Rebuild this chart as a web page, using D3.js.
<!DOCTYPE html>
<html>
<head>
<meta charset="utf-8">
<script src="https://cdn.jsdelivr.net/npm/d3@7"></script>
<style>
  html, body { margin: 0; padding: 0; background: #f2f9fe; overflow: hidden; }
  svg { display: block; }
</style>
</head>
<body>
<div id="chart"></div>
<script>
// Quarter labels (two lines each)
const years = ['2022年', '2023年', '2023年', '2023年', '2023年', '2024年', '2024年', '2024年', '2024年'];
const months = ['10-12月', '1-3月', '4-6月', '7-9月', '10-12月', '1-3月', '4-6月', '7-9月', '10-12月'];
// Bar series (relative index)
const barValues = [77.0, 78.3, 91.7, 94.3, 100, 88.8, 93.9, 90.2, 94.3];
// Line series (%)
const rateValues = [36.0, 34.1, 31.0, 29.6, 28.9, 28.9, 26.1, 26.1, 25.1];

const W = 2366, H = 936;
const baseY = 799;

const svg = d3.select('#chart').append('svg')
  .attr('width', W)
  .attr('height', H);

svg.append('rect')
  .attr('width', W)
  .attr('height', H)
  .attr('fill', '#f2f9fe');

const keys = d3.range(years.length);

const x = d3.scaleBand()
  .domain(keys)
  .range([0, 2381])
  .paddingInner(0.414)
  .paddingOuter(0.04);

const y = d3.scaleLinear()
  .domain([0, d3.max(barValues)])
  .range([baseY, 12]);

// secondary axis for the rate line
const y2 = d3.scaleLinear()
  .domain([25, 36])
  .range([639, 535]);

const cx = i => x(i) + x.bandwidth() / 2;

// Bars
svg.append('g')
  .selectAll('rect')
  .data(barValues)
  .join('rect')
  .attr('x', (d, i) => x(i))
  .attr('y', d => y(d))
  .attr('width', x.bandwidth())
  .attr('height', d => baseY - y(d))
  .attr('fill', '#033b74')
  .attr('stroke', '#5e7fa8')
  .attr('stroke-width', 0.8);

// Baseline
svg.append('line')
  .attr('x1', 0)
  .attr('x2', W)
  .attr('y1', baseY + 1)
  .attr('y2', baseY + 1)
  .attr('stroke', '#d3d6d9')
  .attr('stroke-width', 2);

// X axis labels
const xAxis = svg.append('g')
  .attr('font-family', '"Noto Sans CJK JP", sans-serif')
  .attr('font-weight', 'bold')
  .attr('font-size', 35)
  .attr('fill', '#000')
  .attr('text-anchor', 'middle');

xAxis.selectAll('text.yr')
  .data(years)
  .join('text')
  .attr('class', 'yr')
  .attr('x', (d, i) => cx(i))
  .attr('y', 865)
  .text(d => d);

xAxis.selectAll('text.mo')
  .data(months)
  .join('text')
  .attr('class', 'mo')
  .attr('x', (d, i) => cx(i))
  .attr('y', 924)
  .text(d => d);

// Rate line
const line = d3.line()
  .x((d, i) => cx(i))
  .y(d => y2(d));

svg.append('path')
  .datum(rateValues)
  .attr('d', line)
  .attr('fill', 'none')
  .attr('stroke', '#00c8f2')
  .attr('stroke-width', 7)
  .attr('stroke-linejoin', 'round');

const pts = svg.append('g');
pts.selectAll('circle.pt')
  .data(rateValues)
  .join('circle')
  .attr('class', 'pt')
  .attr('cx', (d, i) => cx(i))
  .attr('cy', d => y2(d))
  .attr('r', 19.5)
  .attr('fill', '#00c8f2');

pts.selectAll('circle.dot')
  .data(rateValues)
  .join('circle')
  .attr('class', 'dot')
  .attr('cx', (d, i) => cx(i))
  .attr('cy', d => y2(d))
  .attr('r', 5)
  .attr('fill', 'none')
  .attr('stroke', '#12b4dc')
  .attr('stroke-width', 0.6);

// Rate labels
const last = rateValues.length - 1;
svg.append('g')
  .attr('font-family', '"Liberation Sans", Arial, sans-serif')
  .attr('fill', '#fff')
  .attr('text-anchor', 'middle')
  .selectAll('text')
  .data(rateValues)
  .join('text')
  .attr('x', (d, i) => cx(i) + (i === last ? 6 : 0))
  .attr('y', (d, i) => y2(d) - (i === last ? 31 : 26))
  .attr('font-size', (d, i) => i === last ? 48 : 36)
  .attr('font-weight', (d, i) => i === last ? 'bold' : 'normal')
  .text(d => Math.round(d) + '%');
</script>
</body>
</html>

•••

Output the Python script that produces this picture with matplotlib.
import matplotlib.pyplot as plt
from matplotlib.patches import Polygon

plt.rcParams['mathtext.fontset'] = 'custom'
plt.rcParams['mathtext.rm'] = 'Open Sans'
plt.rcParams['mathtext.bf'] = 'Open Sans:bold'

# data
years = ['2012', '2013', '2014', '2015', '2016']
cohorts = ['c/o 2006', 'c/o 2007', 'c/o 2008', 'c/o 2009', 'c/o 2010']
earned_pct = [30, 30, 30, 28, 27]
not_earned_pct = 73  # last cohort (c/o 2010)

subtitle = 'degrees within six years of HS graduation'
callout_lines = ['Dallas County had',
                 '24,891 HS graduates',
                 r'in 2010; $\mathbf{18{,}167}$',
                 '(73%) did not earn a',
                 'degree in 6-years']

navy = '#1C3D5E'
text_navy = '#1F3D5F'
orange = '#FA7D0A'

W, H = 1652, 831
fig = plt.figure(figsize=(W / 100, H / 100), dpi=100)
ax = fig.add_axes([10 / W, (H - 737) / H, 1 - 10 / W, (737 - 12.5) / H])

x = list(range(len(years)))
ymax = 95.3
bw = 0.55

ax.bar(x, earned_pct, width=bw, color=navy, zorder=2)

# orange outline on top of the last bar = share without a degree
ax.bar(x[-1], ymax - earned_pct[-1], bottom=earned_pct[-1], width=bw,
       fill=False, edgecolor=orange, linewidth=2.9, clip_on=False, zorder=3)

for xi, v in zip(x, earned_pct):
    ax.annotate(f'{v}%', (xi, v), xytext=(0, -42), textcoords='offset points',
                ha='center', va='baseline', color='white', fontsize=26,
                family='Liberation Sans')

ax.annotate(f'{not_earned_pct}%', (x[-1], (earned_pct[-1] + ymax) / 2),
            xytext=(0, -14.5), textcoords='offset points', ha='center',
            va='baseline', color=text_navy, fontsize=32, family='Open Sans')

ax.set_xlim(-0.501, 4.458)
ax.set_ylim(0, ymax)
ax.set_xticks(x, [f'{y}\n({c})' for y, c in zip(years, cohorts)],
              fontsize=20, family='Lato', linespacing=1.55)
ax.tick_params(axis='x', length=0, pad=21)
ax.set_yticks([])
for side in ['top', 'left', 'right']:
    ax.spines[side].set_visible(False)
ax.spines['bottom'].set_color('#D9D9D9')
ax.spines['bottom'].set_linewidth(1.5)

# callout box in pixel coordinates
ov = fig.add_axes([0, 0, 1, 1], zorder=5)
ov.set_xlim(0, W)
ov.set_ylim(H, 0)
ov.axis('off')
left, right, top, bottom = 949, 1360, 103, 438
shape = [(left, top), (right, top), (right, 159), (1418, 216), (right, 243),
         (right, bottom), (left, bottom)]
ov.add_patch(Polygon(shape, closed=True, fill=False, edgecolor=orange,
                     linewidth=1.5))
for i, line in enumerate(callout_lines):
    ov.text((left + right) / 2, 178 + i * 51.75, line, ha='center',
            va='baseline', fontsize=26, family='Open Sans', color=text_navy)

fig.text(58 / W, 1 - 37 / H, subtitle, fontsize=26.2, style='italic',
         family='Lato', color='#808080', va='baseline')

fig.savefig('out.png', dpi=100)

•••

**SET EXERCISE:** The lines from the one containing "Output the Python" to the one containing "plt.rcParams['mathtext.bf'] = 'Open", both included, are to be extracted exactly; give no other line.

**ANSWER FOR THE TASK:**
Output the Python script that produces this picture with matplotlib.
import matplotlib.pyplot as plt
from matplotlib.patches import Polygon

plt.rcParams['mathtext.fontset'] = 'custom'
plt.rcParams['mathtext.rm'] = 'Open Sans'
plt.rcParams['mathtext.bf'] = 'Open Sans:bold'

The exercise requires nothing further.